4. Client’s duty to provide instructions
The Client shall be solely responsible for providing the Company with all necessary information concerning its goods, services and market(s) and in particular shall identify the purpose(s) for which the Services are intended. In the absence of identification of purpose(s) the Company shall be entitled to assume that the services are intended for the internal purposes of the Client. The Company shall not be responsible for any shortcomings in such information. The Client accepts that its knowledge and experience are vital in this regard.
5. Suspension/Cancellation
Once instructed, Services cannot ordinarily be cancelled. Should the Client with for any reason, to suspend or cancel the Services, the Company shall immediately stop work and issue an invoice for the partially completed Services, PROVIDED ALWAYS that if the Client shall suspend and/or cancel any part of the Services:
• It shall reimburse the Company for reasonable costs incurred by the Company in complying with such direction, such reasonable costs to include but not be limited to:
o Assessment and preparation of the Services
o Research and identification of appropriate resources to carry out the Services
o Reservation of resources to carry out the Services
• The cost of the uncompleted part of the Services shall be increased appropriately if the Company’s rates shall be increased prior to completion of the relevant Services.
6. Sub-Contractors
The Client recognises and agrees that the Company may use sub-contractors for some or all of the Services. All references to the Company in these Conditions are automatically extended to include such sub-contractors as appropriate.
7. Payment and Delivery
a) Payment of Invoices submitted by the Company shall be made by the Client within twenty-eight days of the invoice date;
b) Any amounts not received by the Company from the Client by the due date indicated above shall attract interest at the rate of 2% per calendar month;
c) Should the above payment terms not be met, the Company reserves the right (without prejudice to any other right or remedy) to stop work immediately and to invoice the Client for all work partially completed for the Client at that time. Should work then resume, all agreed delivery dates including dates shall be retarded by at least the length of time when work was stopped by failure to observe the above payment terms;
d) While every care is taken to ensure that delivery deadlines are compiled with, unless otherwise expressly agreed in writing by the Company time shall not be of essence in the performance by the Company of any of its obligations under these Terms and Conditions;
e) Delivery of Services shall be made to the Client according to agreed delivery dates. The Company shall use its best endeavours to complete work by the dates agreed; however it is recognised that the Company shall not be held responsible for delays caused or contributed to by the Client over which the Company has no effective control.
8. Proprietary Rights
a) Subject as below the Company agrees that all material and documentation made available or disclosed by the Client to the Company hereunder shall remain the exclusive property of the Client and that such materials and documentation are proprietary to the Client and, if designated as confidential, shall be treated as such and shall not be disclosed to any third party without the Client’s prior consent.

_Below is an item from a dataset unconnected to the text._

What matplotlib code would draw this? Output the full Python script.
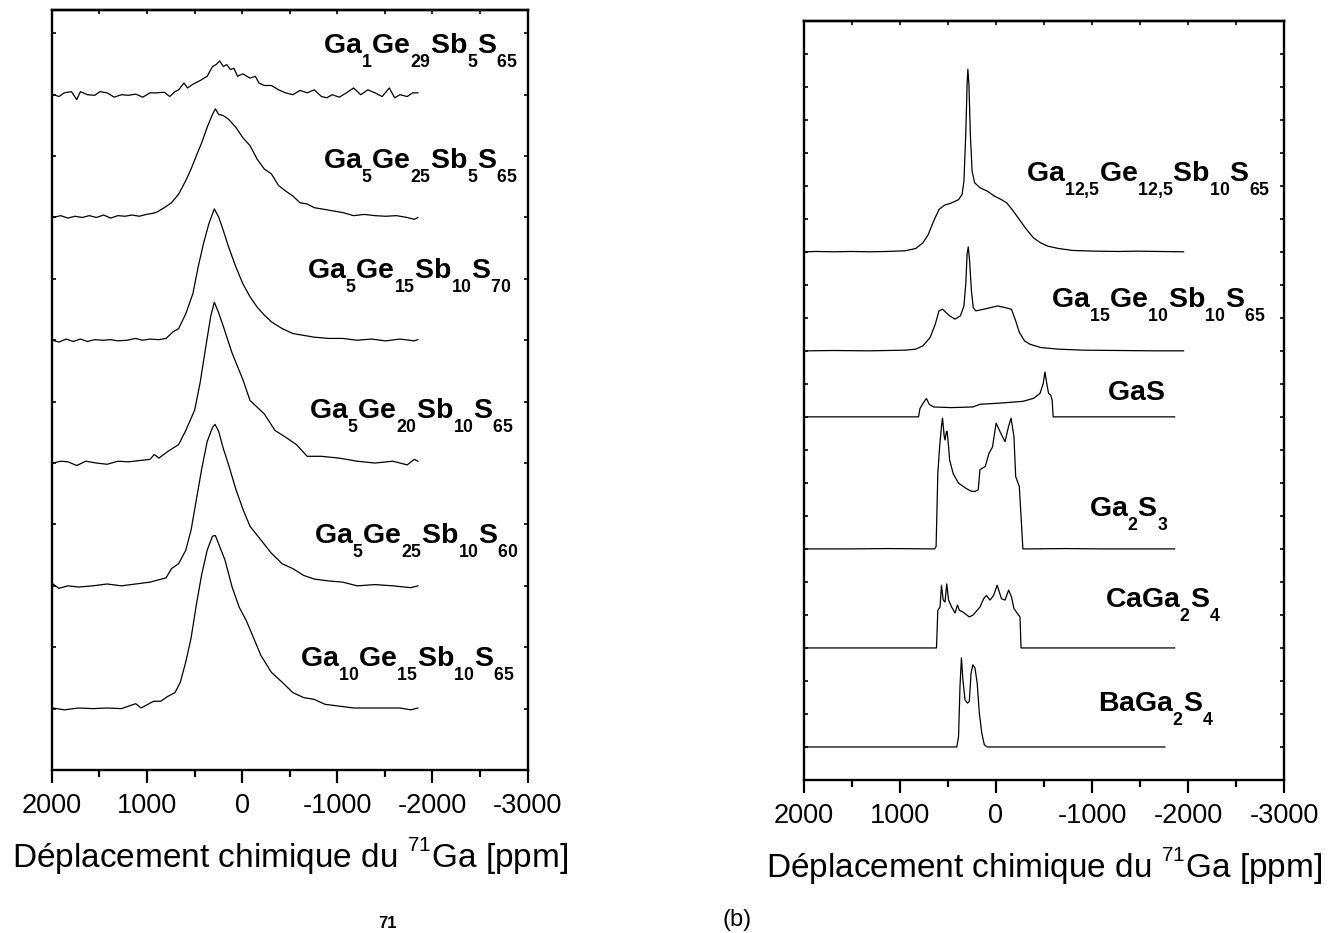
import matplotlib.pyplot as plt
import matplotlib._mathtext as mathtext_internals
from matplotlib.ticker import MultipleLocator

plt.rcParams['font.family'] = ['Liberation Sans', 'DejaVu Sans']
plt.rcParams['mathtext.fontset'] = 'custom'
plt.rcParams['mathtext.rm'] = 'Liberation Sans'
plt.rcParams['mathtext.bf'] = 'Liberation Sans:bold'
plt.rcParams['mathtext.it'] = 'Liberation Sans:italic'
plt.rcParams['axes.unicode_minus'] = False

# Origin-like indices: smaller and dropped well below the baseline
mathtext_internals.SHRINK_FACTOR = 0.62
mathtext_internals.FontConstantsBase.sub1 = 0.95
mathtext_internals.FontConstantsBase.sup1 = 0.9

# ---- (a) glasses, 71Ga NMR, chemical shift in ppm / intensity (a.u.) ----
a_names = [r'$\mathbf{Ga_{1}Ge_{29}Sb_{5}S_{65}}$',
           r'$\mathbf{Ga_{5}Ge_{25}Sb_{5}S_{65}}$',
           r'$\mathbf{Ga_{5}Ge_{15}Sb_{10}S_{70}}$',
           r'$\mathbf{Ga_{5}Ge_{20}Sb_{10}S_{65}}$',
           r'$\mathbf{Ga_{5}Ge_{25}Sb_{10}S_{60}}$',
           r'$\mathbf{Ga_{10}Ge_{15}Sb_{10}S_{65}}$']
a_offsets = [11, 9, 7, 5, 3, 1]

a1_ppm = [1980, 1924, 1868, 1793, 1737, 1699, 1624, 1549, 1493, 1418, 1343, 1268, 1193, 1118,
          1043, 968, 893, 817, 761, 705, 667, 611, 574, 517, 442, 367, 311, 274, 236, 198, 161,
          123, 86, 48, -8, -83, -139, -177, -233, -308, -383, -458, -533, -608, -683, -758,
          -833, -890, -946, -1021, -1096, -1171, -1246, -1321, -1396, -1471, -1546, -1602,
          -1659, -1734, -1790, -1846]
a1_int = [0, -0.03, 0.03, 0.05, -0.08, 0.05, 0, -0.01, 0.05, 0.03, -0.04, 0, -0.01, 0.01,
          -0.04, 0.03, 0.03, 0.04, -0.03, 0.05, 0.08, 0.19, 0.11, 0.17, 0.23, 0.30, 0.46, 0.49,
          0.55, 0.46, 0.49, 0.41, 0.43, 0.30, 0.34, 0.27, 0.30, 0.19, 0.15, 0.15, 0.08, 0.03, 0,
          0.07, 0.03, 0.08, -0.03, -0.05, 0, -0.04, 0.03, 0.11, 0, 0.08, 0.03, -0.03, 0.11,
          -0.05, 0, -0.03, 0.03, 0.03]

a2_ppm = [1988, 1905, 1830, 1755, 1680, 1605, 1530, 1455, 1380, 1305, 1230, 1155, 1080, 1005,
          930, 893, 817, 742, 667, 592, 536, 480, 424, 367, 311, 281, 247, 198, 142, 67, -8,
          -83, -158, -233, -308, -383, -458, -533, -608, -683, -758, -833, -946, -1058, -1171,
          -1283, -1396, -1509, -1621, -1734, -1809, -1846]
a2_int = [0, 0.03, -0.01, 0.02, 0, 0.03, 0, 0.04, -0.01, 0.03, 0.02, 0.04, 0.02, 0.05, 0.07,
          0.09, 0.16, 0.24, 0.38, 0.60, 0.79, 1.01, 1.22, 1.47, 1.68, 1.77, 1.68, 1.66, 1.60,
          1.47, 1.30, 1.17, 0.95, 0.79, 0.71, 0.52, 0.43, 0.35, 0.24, 0.22, 0.16, 0.14, 0.11,
          0.08, 0.03, 0.05, 0.03, 0.02, 0.03, 0, -0.03, 0]

a3_ppm = [1988, 1924, 1849, 1774, 1699, 1624, 1549, 1455, 1380, 1305, 1211, 1118, 1043, 968,
          874, 799, 724, 667, 592, 517, 461, 405, 349, 292, 247, 198, 142, 67, -8, -83, -158,
          -233, -308, -421, -533, -646, -758, -908, -1058, -1208, -1358, -1508, -1658, -1808,
          -1846]
a3_int = [0, -0.03, 0.02, -0.02, 0.02, -0.02, 0.01, 0, 0.01, -0.01, 0, 0.03, 0, 0.02, 0.01,
          0.03, 0.14, 0.19, 0.43, 0.76, 1.20, 1.58, 1.90, 2.14, 2.01, 1.79, 1.52, 1.20, 0.92,
          0.71, 0.54, 0.41, 0.30, 0.19, 0.11, 0.08, 0.05, 0.03, 0.03, 0, 0.02, -0.01, 0.02,
          -0.01, 0.01]

a4_ppm = [1988, 1905, 1830, 1737, 1643, 1530, 1418, 1305, 1193, 1080, 968, 922, 874, 780, 667,
          592, 499, 442, 386, 330, 292, 247, 198, 105, -8, -83, -233, -346, -458, -571, -683,
          -833, -1021, -1208, -1396, -1584, -1734, -1809, -1846]
a4_int = [0, 0.03, 0.02, -0.04, 0.03, 0, -0.02, 0.03, 0.02, 0.04, 0.06, 0.14, 0.08, 0.19, 0.30,
          0.53, 0.86, 1.30, 1.85, 2.39, 2.62, 2.45, 2.23, 1.79, 1.36, 1.02, 0.80, 0.53, 0.42,
          0.30, 0.11, 0.11, 0.08, 0.03, 0, 0.03, -0.03, 0.06, 0.03]

a5_ppm = [1988, 1924, 1830, 1718, 1568, 1418, 1268, 1118, 968, 799, 742, 667, 592, 536, 480,
          424, 367, 311, 285, 247, 198, 142, 67, -8, -83, -196, -308, -421, -533, -646, -758,
          -908, -1058, -1208, -1396, -1584, -1771, -1846]
a5_int = [0.03, -0.04, 0, -0.02, 0, 0.03, 0, 0.03, 0.06, 0.13, 0.28, 0.36, 0.58, 0.91, 1.41,
          1.91, 2.35, 2.58, 2.63, 2.52, 2.24, 1.97, 1.58, 1.25, 0.97, 0.75, 0.53, 0.36, 0.28,
          0.17, 0.11, 0.08, 0.06, 0, 0.02, 0, -0.03, 0]

a6_ppm = [1988, 1868, 1718, 1568, 1418, 1268, 1118, 1061, 930, 855, 780, 705, 649, 592, 536,
          480, 424, 367, 311, 281, 236, 180, 105, 30, -45, -121, -196, -308, -421, -533, -646,
          -758, -871, -1021, -1171, -1321, -1509, -1659, -1771, -1846]
a6_int = [0.01, -0.02, 0.01, 0, 0.01, 0, 0.08, 0.01, 0.12, 0.12, 0.20, 0.26, 0.43, 0.76, 1.15,
          1.70, 2.19, 2.58, 2.81, 2.82, 2.64, 2.42, 1.98, 1.65, 1.43, 1.15, 0.87, 0.59, 0.43,
          0.26, 0.18, 0.15, 0.07, 0.04, 0.01, 0.01, 0.01, 0.01, -0.02, 0.01]

# ---- (b) crystalline references and Ga-rich glasses ----
b_names = [r'$\mathbf{Ga_{12{,}5}Ge_{12{,}5}Sb_{10}S_{65}}$',
           r'$\mathbf{Ga_{15}Ge_{10}Sb_{10}S_{65}}$',
           r'$\mathbf{GaS}$',
           r'$\mathbf{Ga_{2}S_{3}}$',
           r'$\mathbf{CaGa_{2}S_{4}}$',
           r'$\mathbf{BaGa_{2}S_{4}}$']
b_offsets = [16, 13, 11, 7, 4, 1]

b1_ppm = [1971, 1878, 1692, 1506, 1320, 1134, 948, 836, 762, 706, 650, 594, 539, 464, 390, 353,
          334, 315, 301, 293, 282, 267, 249, 222, 167, 92, 18, -57, -112, -168, -243, -317,
          -391, -466, -540, -652, -801, -1024, -1284, -1470, -1693, -1954]
b1_int = [0, 0.01, 0, 0.01, 0, 0.01, 0.03, 0.10, 0.27, 0.52, 0.93, 1.28, 1.41, 1.48, 1.58, 1.74,
          2.14, 3.56, 5.07, 5.53, 5.07, 3.56, 2.44, 2.09, 1.94, 1.84, 1.69, 1.58, 1.48, 1.28,
          0.98, 0.68, 0.42, 0.27, 0.17, 0.10, 0.04, 0.02, 0.01, 0.02, 0.01, 0]

b2_ppm = [1971, 1692, 1320, 948, 836, 762, 687, 632, 594, 557, 520, 483, 427, 371, 334, 315, 301,
          289, 275, 256, 237, 211, 129, 55, -19, -94, -161, -205, -243, -298, -354, -466, -652,
          -912, -1284, -1656, -1954]
b2_int = [0, 0.01, 0, 0.02, 0.05, 0.15, 0.40, 0.81, 1.21, 1.26, 1.16, 1.06, 0.96, 1.06, 1.36,
          2.02, 2.93, 3.15, 2.73, 1.82, 1.31, 1.21, 1.26, 1.31, 1.36, 1.31, 1.26, 0.91, 0.56,
          0.30, 0.20, 0.10, 0.05, 0.02, 0.01, 0, 0]

b3_ppm = [1971, 1506, 1134, 807, 792, 762, 725, 695, 650, 464, 241, 167, -57, -280, -391, -458,
          -492, -510, -529, -548, -570, -585, -596, -726, -1098, -1470, -1861]
b3_int = [0, 0, 0, 0, 0.25, 0.40, 0.56, 0.38, 0.30, 0.28, 0.30, 0.38, 0.42, 0.47, 0.56, 0.71,
          1.01, 1.36, 1.01, 0.71, 0.66, 0.50, 0, 0, 0, 0, 0]

b4_ppm = [1971, 1506, 1134, 639, 624, 606, 587, 568, 557, 539, 531, 516, 509, 494, 483, 446, 390,
          315, 260, 222, 185, 167, 111, 74, 36, -1, -49, -94, -131, -157, -187, -205, -243,
          -261, -280, -354, -726, -1098, -1470, -1861]
b4_int = [0, 0, 0.01, 0, 0.07, 2.29, 3.10, 3.71, 3.96, 3.40, 3.30, 3.56, 3.56, 3.10, 2.69, 2.28,
          1.99, 1.84, 1.75, 1.74, 1.79, 2.40, 2.50, 2.89, 3.09, 3.81, 3.51, 3.25, 3.71, 3.96,
          3.40, 2.19, 1.89, 0.98, 0, 0, 0.01, 0, 0, 0]

b5_ppm = [1971, 1320, 620, 606, 583, 568, 550, 531, 513, 494, 464, 427, 401, 382, 345, 278, 241,
          167, 129, 100, 62, 25, -12, -57, -94, -131, -161, -187, -224, -250, -261, -317, -726,
          -1470, -1861]
b5_int = [0, 0, 0, 1.14, 1.24, 1.90, 1.45, 1.39, 1.94, 1.45, 1.25, 1.06, 1.30, 1.14, 1.09, 0.94,
          0.99, 1.24, 1.49, 1.59, 1.45, 1.59, 1.90, 1.49, 1.45, 1.75, 1.55, 1.19, 1.04, 0.94, 0,
          0, 0, 0, 0]

b6_ppm = [1971, 1134, 408, 390, 375, 360, 345, 323, 297, 278, 260, 241, 219, 196, 174, 148, 122,
          92, -354, -1098, -1760]
b6_int = [0, 0, 0, 0.32, 1.84, 2.70, 2.04, 1.43, 1.33, 1.38, 2.23, 2.49, 2.39, 1.94, 1.04, 0.42,
          0.07, 0, 0, 0, 0]

# label anchors (ppm, y) - left edge / baseline of each sample name
a_label_x = [-850, -850, -682, -703, -755, -608]
a_label_y = [11.66, 9.80, 8.01, 5.72, 3.68, 1.69]
b_label_x = [-313, -573, -1156, -969, -1135, -1063]
b_label_y = [18.12, 14.30, 11.52, 7.97, 5.21, 2.06]

a_ppm = [a1_ppm, a2_ppm, a3_ppm, a4_ppm, a5_ppm, a6_ppm]
a_int = [a1_int, a2_int, a3_int, a4_int, a5_int, a6_int]
b_ppm = [b1_ppm, b2_ppm, b3_ppm, b4_ppm, b5_ppm, b6_ppm]
b_int = [b1_int, b2_int, b3_int, b4_int, b5_int, b6_int]

xlabel = r'Déplacement chimique du $^{71}$Ga [ppm]'


def draw_panel(ax, ppms, ints, offsets, names, lx, ly, ytop):
    for p, i, off, name, x, y in zip(ppms, ints, offsets, names, lx, ly):
        ax.plot(p, [v + off for v in i], color='black', lw=0.9)
        ax.text(x, y, name, fontsize=20.5, ha='left', va='baseline')

    ax.set_xlim(2000, -3000)
    ax.set_ylim(0, ytop)
    ax.set_xticks([2000, 1000, 0, -1000, -2000, -3000])
    ax.set_xticklabels(['2000', '1000', '0', '-1000', '-2000', '-3000'])
    ax.xaxis.set_minor_locator(MultipleLocator(500))
    ax.yaxis.set_major_locator(MultipleLocator(1))
    ax.set_yticklabels([])
    for s in ax.spines.values():
        s.set_linewidth(1.7)

    ax.tick_params(axis='x', which='major', direction='out', length=9.5, width=1.6,
                   labelsize=19.5, pad=7, top=False)
    ax.tick_params(axis='x', which='minor', direction='out', length=5, width=1.6, top=False)
    ax.tick_params(axis='y', which='major', direction='in', length=3, width=1.2,
                   left=True, right=True, labelleft=False)

    # small inward ticks along the top frame
    top = ax.secondary_xaxis('top')
    top.set_xticks([2000, 1000, 0, -1000, -2000, -3000])
    top.xaxis.set_minor_locator(MultipleLocator(500))
    top.tick_params(which='both', direction='in', length=3, width=1.2, labeltop=False)
    top.spines['top'].set_linewidth(1.7)

    ax.set_xlabel(xlabel, fontsize=24, labelpad=12)


fig = plt.figure(figsize=(13.4, 9.33), dpi=100)
ax_a = fig.add_axes([0.0386, 0.1747, 0.3552, 0.8146])
ax_b = fig.add_axes([0.6, 0.164, 0.3582, 0.8138])

draw_panel(ax_a, a_ppm, a_int, a_offsets, a_names, a_label_x, a_label_y, 12.38)
draw_panel(ax_b, b_ppm, b_int, b_offsets, b_names, b_label_x, b_label_y, 23)

fig.text(0.55, 0.014, '(b)', fontsize=17, ha='center', va='center')
# index left over from the caption line at the very bottom
fig.text(0.282, 0.002, '71', fontsize=12, fontweight='bold', ha='left', va='bottom')

fig.savefig('out.png', dpi=100)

b) Any information about the Client or its associates to which the Company may become a party during the course of the provision of Services to the Client shall also be treated as confidential and shall not be disclosed to any third party unless or until the information is within the public domain. The Company agrees to return all materials and documentation at the Client’s request upon expiration, termination or cancellation of any order for Services and upon conclusion of the Company’s need thereof, whichever occurs first.
c) The Company shall relinquish its rights (if any) in the Services once all claims against the Client have been collected in full by the Company.
9. Warranties and Guarantees
To the extent permitted by law, all guarantees, warranties or conditions whether express or implied by statute, common law or otherwise are excluded and in lieu thereof it is agreed as follows:
a) the Services provided shall be of a reasonable and workmanlike standard and fit for the purpose(s) identified by the Client.
b) If, within thirty days of delivery, any of the Services are found to be defective, the Company shall either rectify the defect or (at the Company’s sole discretion) replace the defective Goods provided that:
i. The Client gives to the Company written notice and details of the defect within seven days of such discovery, and
ii. The Company is satisfied that the defect is due solely to defective materials or poor workmanship;
c) The Company shall not be liable for any loss, damage or injury however caused or arising except to the extent, if any, to which it may be liable under the guarantees and warranties set out in these Conditions and shall not be liable for any indirect or consequential loss whatsoever and howsoever caused.
10. Reservation of Title and Insurance
Notwithstanding the delivery the property in the Services shall remain in the Company, and the Client shall hold the Services as bailee for the Company until payment in full of the Price (“the Payment”).
11. Force Majeure
The Client shall not have any claim against the Company in respect of failure on its part to perform its obligations under these Terms and Conditions if and to the extent that such failure is caused by force majeure. For the purpose of this clause force majeure means any event beyond the reasonable control of the Company, including without limitation Acts of God, fire, accident, weather conditions, hostilities (whether or not war is declared), civil disturbances, requisitions, governmental restrictions or prohibitions, import or export regulations, materials, power or transport or breakdown of plant, strikes, lockouts, shortage of labour or trade disputes.
12. Illegal Matter
a) Notwithstanding any other of these Terms and Conditions, the Company shall not be required to translate, typeset,, interpret or print any matter or provide any Services which in its opinion is or may be of an illegal or libellous nature. Where copyright subsists in texts to be translated, typeset, interpreted or printed by the Company, it is presumed that the Client has obtained all consents necessary for such work to be carried out.
13. Headings
The headings of the Agreement are included for the sake of clarity and shall not affect the interpretation hereof.
14. Jurisdiction
This Agreement and any contract referred to herein shall be governed by English Law and all disputes in connection with or claims arising from this Contract shall be settled under the exclusive jurisdiction of English Law.